The governments said the deal, negotiated by former US president Barack Obama's administration and announced just before he left office in January, will offer "enhanced regulatory certainty" to the companies, reducing red tape "while maintaining robust consumer protections."

US Treasury Secretary Steven Mnuchin said the agreement with the EU "is a win for the United States, its insurance industry, and US policyholders."

He said that by reducing the regulatory burden companies face, the deal "enables American companies to be more competitive in the EU, enhances opportunities for US insurers and reinsurers at home and abroad, and furthers the administration's goal of sustained economic growth."
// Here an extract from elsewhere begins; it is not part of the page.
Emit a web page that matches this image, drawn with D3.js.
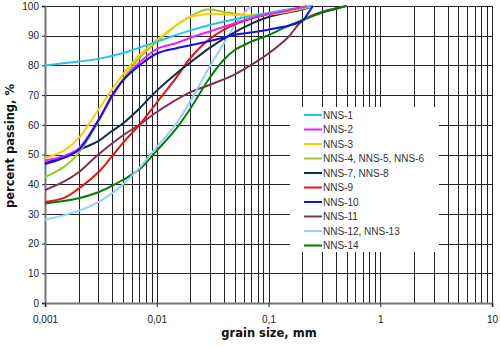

Insurers now "will only be subject to worldwide prudential insurance group oversight by supervisors in their home jurisdiction" rather than in the country where they are operating, according to a joint statement.

In addition, the pact reduces collateral requirements for reinsurers -- which US firms were not required to hold -- which the EU said increases the investment capacity of the firms.

"EU reinsurers estimate that they have about $40 billion of collateral posted in the US, which could instead be invested to create jobs and growth," the EU said in a statement.

The governments said the deal also will facilitate exchange of information among supervisors, which will help boost consumer protection.

The terms of the five-year deal will be effective immediately, but provisionally, as the European Parliament and Council must approve the agreement.